Za istotne naruszenie zasad i trybu sporządzania planu miejscowego należało również uznać brak ponownego wyłożenia projektu planu do publicznego wglądu po zwiększeniu maksymalnej wysokości zabudowy o 0,5 m, do której doszło po wyłożeniu planu w § 14 ust. 7 pkt 5 lit. b tiret pierwszy. Wbrew twierdzeniom skargi kasacyjnej nie usprawiedliwia takiego działania organu Gminy konieczność wzięcia pod uwagę wydanych uprzednio decyzji udzielających pozwolenia na budowę, w sytuacji gdy zmiana ta dotyczyła wskaźników zabudowy całego terenu oznaczonego na karcie terenu nr 08 planu. Interpretując przepisy art. 17 pkt 13 w związku z art. 19 ust. 1 u.p.z.p. trzeba mieć na uwadze charakter prawny uwag wnoszonych do wyłożonego do publicznego wglądu projektu planu. W szczególności gdy są to uwagi o charakterze indywidualnym zgłaszane w odniesieniu do poszczególnych działek i jako takie mogą być uwzględniane przez wójta, burmistrza czy prezydenta miasta w trybie art. 17 pkt 13 wskazanej ustawy, tj. bez obowiązku ponowienia procedury planistycznej. Czym innym jest natomiast wprowadzanie zmian o charakterze ogólniejszym, do określonej części terenu obejmującego również inne działki i oddziałujące na inne działki, wówczas mamy do czynienia z konfliktem interesów różnych grup właścicieli działek położonych na obszarze objętym zmianami. Zmiany leżące w interesie jednych, naruszają interesy innych właścicieli, dlatego każda ze stron powinna mieć możliwość zgłoszenia w tym zakresie własnych uwag, jednakże bark ponownego wyłożenia planu pozbawia ich takiej możliwości.
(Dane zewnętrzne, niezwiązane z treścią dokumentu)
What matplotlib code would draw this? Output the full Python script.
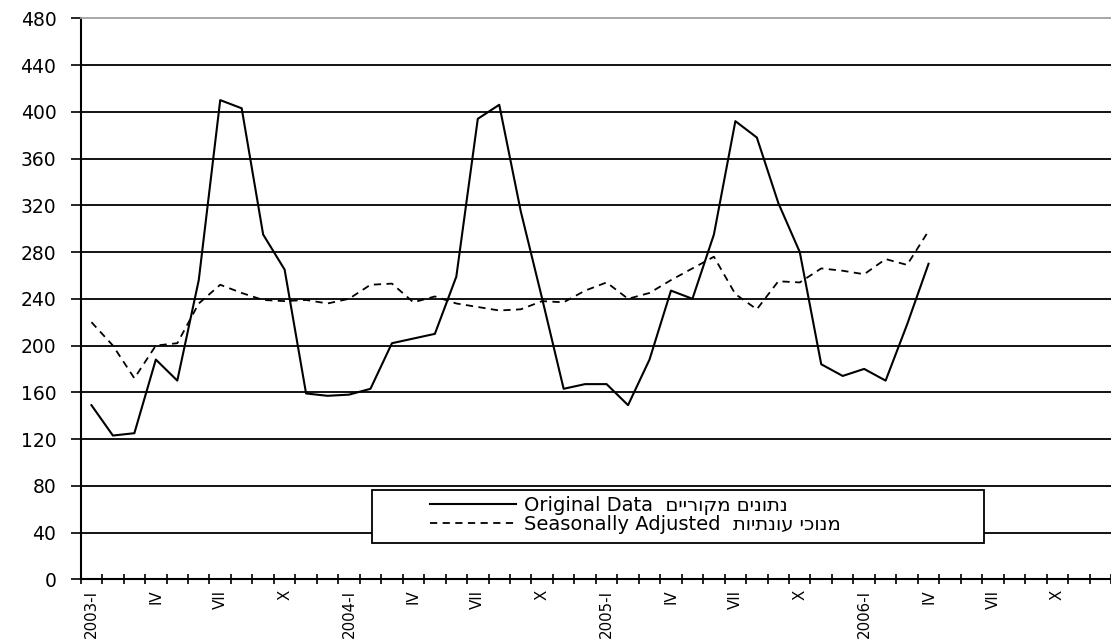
import matplotlib
matplotlib.use("Agg")
import matplotlib.pyplot as plt
from matplotlib.lines import Line2D
from matplotlib.patches import Rectangle

plt.rcParams['font.family'] = ['DejaVu Sans']

years = [2003, 2004, 2005, 2006]
months = ["I", "II", "III", "IV", "V", "VI", "VII", "VIII", "IX", "X", "XI", "XII"]
shown_months = ["I", "IV", "VII", "X"]

# monthly values, 2003-I .. 2006-IV
original = [149, 123, 125, 188, 170, 256, 410, 403, 295, 265, 159, 157,
            158, 163, 202, 206, 210, 259, 394, 406, 315, 240, 163, 167,
            167, 149, 188, 247, 240, 295, 392, 378, 322, 280, 184, 174,
            180, 170, 218, 270]
adjusted = [220, 200, 172, 200, 202, 236, 252, 245, 239, 238, 239, 236,
            240, 252, 253, 237, 242, 236, 233, 230, 231, 238, 237, 247,
            254, 240, 245, 256, 266, 276, 244, 231, 255, 254, 266, 264,
            261, 274, 269, 298]

y_ticks = list(range(0, 481, 40))

label_orig = "Original Data  " + "נתונים מקוריים"[::-1]
label_adj = "Seasonally Adjusted  " + "מנוכי עונתיות"[::-1]

categories = []
for y in years:
    for m in months:
        categories.append("{}-{}".format(y, m) if m == "I" else m)

W, H = 1111, 639
fig = plt.figure(figsize=(W / 100, H / 100), dpi=100)
left, right, top, bottom = 80.7, 1111, 18.3, 579.3
ax = fig.add_axes([left / W, 1 - bottom / H, (right - left) / W, (bottom - top) / H])

for v in y_ticks[1:-1]:
    ax.axhline(v, color='black', lw=1.3, zorder=1)

xs = list(range(len(original)))
ax.plot(xs, original, color='black', lw=1.5, zorder=3)
ax.plot(xs, adjusted, color='black', lw=1.3, linestyle=(0, (4, 3)), zorder=3)

ax.set_xlim(-0.5, len(categories) - 0.5)
ax.set_ylim(0, 480)
ax.set_yticks(y_ticks)
ax.tick_params(axis='y', direction='out', length=7, width=1.2, pad=10.5, labelsize=13.5)

major = [i for i, c in enumerate(categories) if c.split("-")[-1] in shown_months]
ax.set_xticks(major)
ax.set_xticklabels([categories[i] for i in major], rotation=90, va='top', ha='center')
ax.set_xticks([i - 0.5 for i in range(len(categories) + 1)], minor=True)
ax.tick_params(axis='x', which='major', length=0, pad=7.5, labelsize=10.8)
ax.tick_params(axis='x', which='minor', direction='inout', length=7, width=1.2)

ax.spines['right'].set_visible(False)
ax.spines['top'].set_color('#a0a0a0')
ax.spines['top'].set_linewidth(1.3)
ax.spines['left'].set_linewidth(1.5)
ax.spines['bottom'].set_linewidth(1.5)

# legend box
fig.add_artist(Rectangle((372 / W, 1 - 543 / H), (984 - 372) / W, 53 / H,
                         transform=fig.transFigure, facecolor='white',
                         edgecolor='black', lw=1.3, zorder=4))
handles = [Line2D([], [], color='black', lw=1.5),
           Line2D([], [], color='black', lw=1.3, linestyle=(0, (4, 3)))]
leg = fig.legend(handles, [label_orig, label_adj], loc='upper left',
                 bbox_to_anchor=(430 / W, 1 - 496 / H), frameon=False,
                 borderpad=0, borderaxespad=0, handlelength=4.4,
                 handletextpad=0.45, labelspacing=0.0, fontsize=14)
leg.set_zorder(6)

fig.savefig("out.png", dpi=100)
Mając powyższe na uwadze, Naczelny Sąd Administracyjny na podstawie art. 184 p.p.s.a. i art. 204 pkt 1 p.p.s.a. orzekł jak w sentencji wyroku. Jednocześnie w myśl art. 182 § 2 p.p.s.a. rozpoznał skargę kasacyjną na posiedzeniu niejawnym, ponieważ strona, która ją wniosła, zrzekła się rozprawy, a druga strona, w terminie czternastu dni od dnia doręczenia skargi kasacyjnej, nie zażądała przeprowadzenia rozprawy.